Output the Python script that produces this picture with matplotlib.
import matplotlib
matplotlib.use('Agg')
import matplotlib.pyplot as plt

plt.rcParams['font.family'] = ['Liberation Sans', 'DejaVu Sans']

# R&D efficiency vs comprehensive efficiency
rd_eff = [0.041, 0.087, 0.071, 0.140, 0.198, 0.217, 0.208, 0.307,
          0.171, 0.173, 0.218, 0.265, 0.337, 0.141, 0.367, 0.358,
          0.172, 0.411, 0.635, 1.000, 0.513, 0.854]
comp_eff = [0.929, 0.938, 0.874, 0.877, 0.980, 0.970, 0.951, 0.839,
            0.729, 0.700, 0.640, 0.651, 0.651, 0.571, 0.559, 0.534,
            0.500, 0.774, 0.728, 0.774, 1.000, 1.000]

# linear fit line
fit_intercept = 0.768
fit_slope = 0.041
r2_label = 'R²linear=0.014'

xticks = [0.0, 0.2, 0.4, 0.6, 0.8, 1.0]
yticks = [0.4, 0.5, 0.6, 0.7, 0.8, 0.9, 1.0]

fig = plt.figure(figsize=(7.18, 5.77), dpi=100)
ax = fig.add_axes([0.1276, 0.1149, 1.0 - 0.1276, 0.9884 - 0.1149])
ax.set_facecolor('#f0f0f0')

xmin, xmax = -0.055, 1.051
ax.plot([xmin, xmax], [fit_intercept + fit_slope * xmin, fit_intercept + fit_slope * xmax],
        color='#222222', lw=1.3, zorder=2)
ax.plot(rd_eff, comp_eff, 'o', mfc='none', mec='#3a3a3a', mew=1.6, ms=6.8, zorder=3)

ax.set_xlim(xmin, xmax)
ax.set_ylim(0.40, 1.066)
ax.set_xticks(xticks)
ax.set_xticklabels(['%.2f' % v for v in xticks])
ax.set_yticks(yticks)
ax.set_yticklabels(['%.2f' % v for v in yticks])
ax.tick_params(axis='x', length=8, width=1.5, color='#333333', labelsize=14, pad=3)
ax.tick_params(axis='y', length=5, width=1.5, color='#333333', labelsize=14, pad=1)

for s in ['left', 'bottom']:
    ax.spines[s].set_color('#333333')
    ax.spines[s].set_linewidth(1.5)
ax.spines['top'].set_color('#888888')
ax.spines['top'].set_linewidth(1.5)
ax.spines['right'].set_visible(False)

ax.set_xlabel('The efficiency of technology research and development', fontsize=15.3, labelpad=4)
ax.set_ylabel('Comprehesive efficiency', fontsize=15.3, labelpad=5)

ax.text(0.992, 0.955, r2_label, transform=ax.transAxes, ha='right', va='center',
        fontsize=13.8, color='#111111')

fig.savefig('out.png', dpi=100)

· · · ·

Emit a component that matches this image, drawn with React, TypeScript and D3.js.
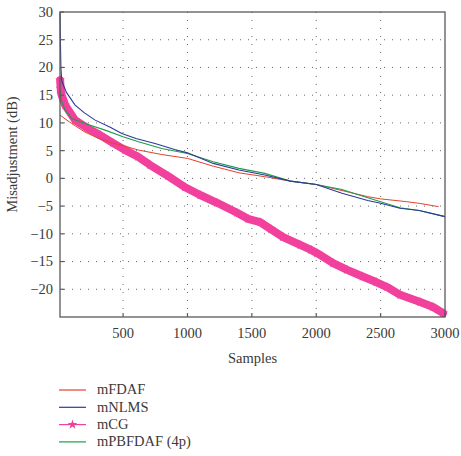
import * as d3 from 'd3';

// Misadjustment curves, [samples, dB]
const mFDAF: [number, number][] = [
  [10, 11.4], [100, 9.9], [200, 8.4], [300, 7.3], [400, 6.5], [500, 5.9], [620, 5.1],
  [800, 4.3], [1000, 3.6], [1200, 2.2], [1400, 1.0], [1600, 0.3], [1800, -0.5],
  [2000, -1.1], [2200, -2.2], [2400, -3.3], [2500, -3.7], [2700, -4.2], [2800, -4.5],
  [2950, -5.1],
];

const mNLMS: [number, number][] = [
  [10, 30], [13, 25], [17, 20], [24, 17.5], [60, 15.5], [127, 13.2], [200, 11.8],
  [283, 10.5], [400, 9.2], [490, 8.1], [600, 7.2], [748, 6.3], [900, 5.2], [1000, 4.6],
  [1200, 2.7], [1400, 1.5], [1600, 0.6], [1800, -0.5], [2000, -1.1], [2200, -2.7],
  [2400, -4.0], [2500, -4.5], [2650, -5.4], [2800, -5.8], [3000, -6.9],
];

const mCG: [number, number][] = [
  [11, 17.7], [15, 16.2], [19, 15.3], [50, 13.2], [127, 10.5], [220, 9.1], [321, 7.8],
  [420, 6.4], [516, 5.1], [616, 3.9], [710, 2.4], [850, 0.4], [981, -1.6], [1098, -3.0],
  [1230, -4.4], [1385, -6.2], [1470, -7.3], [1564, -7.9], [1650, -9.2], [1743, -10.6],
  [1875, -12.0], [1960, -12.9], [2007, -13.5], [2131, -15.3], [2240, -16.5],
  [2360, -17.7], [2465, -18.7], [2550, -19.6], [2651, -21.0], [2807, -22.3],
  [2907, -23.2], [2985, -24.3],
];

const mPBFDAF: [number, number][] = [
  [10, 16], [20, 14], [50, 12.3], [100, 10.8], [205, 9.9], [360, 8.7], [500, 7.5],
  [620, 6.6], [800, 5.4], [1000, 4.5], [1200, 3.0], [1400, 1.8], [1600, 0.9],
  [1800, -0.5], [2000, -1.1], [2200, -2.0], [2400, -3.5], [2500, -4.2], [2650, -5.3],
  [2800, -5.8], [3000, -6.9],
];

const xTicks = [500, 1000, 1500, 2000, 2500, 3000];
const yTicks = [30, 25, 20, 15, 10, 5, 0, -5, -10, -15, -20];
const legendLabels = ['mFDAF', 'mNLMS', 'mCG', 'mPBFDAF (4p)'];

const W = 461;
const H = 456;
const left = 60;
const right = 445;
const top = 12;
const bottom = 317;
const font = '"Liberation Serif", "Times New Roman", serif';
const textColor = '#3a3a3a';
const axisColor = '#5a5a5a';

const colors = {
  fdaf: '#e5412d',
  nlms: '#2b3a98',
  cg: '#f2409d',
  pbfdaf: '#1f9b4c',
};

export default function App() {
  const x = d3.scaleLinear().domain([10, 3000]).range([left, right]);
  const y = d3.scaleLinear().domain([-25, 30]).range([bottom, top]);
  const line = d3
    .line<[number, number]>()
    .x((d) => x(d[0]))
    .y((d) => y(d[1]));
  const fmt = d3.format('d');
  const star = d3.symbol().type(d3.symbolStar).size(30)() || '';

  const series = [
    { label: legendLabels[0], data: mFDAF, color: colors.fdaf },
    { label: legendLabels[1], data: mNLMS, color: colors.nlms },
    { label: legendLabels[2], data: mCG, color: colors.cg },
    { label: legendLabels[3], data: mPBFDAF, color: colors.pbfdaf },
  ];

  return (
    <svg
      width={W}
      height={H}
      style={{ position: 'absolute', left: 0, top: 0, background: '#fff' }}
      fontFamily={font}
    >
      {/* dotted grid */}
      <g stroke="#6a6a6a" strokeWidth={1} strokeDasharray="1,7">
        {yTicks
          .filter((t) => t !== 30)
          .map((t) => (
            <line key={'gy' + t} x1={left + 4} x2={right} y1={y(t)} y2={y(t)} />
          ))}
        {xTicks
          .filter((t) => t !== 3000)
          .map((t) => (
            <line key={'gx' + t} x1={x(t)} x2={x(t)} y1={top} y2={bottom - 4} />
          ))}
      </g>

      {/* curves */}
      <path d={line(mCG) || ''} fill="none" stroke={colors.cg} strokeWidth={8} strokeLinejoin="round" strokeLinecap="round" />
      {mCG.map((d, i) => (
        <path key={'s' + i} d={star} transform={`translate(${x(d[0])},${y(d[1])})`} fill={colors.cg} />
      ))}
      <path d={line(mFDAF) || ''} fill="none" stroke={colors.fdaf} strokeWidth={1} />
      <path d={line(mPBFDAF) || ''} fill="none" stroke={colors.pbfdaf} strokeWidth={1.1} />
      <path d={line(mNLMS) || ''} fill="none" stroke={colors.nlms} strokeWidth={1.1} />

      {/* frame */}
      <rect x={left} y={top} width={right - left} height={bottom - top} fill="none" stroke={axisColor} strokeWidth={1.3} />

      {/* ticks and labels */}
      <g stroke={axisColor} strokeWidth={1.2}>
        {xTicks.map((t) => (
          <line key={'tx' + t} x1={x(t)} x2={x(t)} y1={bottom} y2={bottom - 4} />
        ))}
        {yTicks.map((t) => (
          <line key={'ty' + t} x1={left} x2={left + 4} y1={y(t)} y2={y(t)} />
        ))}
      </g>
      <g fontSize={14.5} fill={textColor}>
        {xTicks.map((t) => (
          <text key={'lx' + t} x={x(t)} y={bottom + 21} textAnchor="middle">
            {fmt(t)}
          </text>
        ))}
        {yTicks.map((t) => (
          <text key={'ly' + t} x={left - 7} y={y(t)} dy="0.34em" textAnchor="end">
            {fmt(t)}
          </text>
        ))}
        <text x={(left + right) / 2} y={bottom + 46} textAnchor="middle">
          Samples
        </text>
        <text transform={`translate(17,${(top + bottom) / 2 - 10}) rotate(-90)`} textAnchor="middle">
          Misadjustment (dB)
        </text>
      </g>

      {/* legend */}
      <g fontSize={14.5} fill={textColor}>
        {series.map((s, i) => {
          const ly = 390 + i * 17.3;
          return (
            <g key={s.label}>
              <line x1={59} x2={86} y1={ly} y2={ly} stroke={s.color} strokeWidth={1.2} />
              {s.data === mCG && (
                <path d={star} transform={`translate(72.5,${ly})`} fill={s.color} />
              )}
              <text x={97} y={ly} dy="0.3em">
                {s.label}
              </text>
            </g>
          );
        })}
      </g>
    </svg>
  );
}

· · · ·

Begin at the line containing "Output the Python", end at the line containing "ax.spines['right'].set_visible(False)", and reproduce every line in that range exactly, both ends included.

Exercise answer
Output the Python script that produces this picture with matplotlib.
import matplotlib
matplotlib.use('Agg')
import matplotlib.pyplot as plt

plt.rcParams['font.family'] = ['Liberation Sans', 'DejaVu Sans']

# R&D efficiency vs comprehensive efficiency
rd_eff = [0.041, 0.087, 0.071, 0.140, 0.198, 0.217, 0.208, 0.307,
          0.171, 0.173, 0.218, 0.265, 0.337, 0.141, 0.367, 0.358,
          0.172, 0.411, 0.635, 1.000, 0.513, 0.854]
comp_eff = [0.929, 0.938, 0.874, 0.877, 0.980, 0.970, 0.951, 0.839,
            0.729, 0.700, 0.640, 0.651, 0.651, 0.571, 0.559, 0.534,
            0.500, 0.774, 0.728, 0.774, 1.000, 1.000]

# linear fit line
fit_intercept = 0.768
fit_slope = 0.041
r2_label = 'R²linear=0.014'

xticks = [0.0, 0.2, 0.4, 0.6, 0.8, 1.0]
yticks = [0.4, 0.5, 0.6, 0.7, 0.8, 0.9, 1.0]

fig = plt.figure(figsize=(7.18, 5.77), dpi=100)
ax = fig.add_axes([0.1276, 0.1149, 1.0 - 0.1276, 0.9884 - 0.1149])
ax.set_facecolor('#f0f0f0')

xmin, xmax = -0.055, 1.051
ax.plot([xmin, xmax], [fit_intercept + fit_slope * xmin, fit_intercept + fit_slope * xmax],
        color='#222222', lw=1.3, zorder=2)
ax.plot(rd_eff, comp_eff, 'o', mfc='none', mec='#3a3a3a', mew=1.6, ms=6.8, zorder=3)

ax.set_xlim(xmin, xmax)
ax.set_ylim(0.40, 1.066)
ax.set_xticks(xticks)
ax.set_xticklabels(['%.2f' % v for v in xticks])
ax.set_yticks(yticks)
ax.set_yticklabels(['%.2f' % v for v in yticks])
ax.tick_params(axis='x', length=8, width=1.5, color='#333333', labelsize=14, pad=3)
ax.tick_params(axis='y', length=5, width=1.5, color='#333333', labelsize=14, pad=1)

for s in ['left', 'bottom']:
    ax.spines[s].set_color('#333333')
    ax.spines[s].set_linewidth(1.5)
ax.spines['top'].set_color('#888888')
ax.spines['top'].set_linewidth(1.5)
ax.spines['right'].set_visible(False)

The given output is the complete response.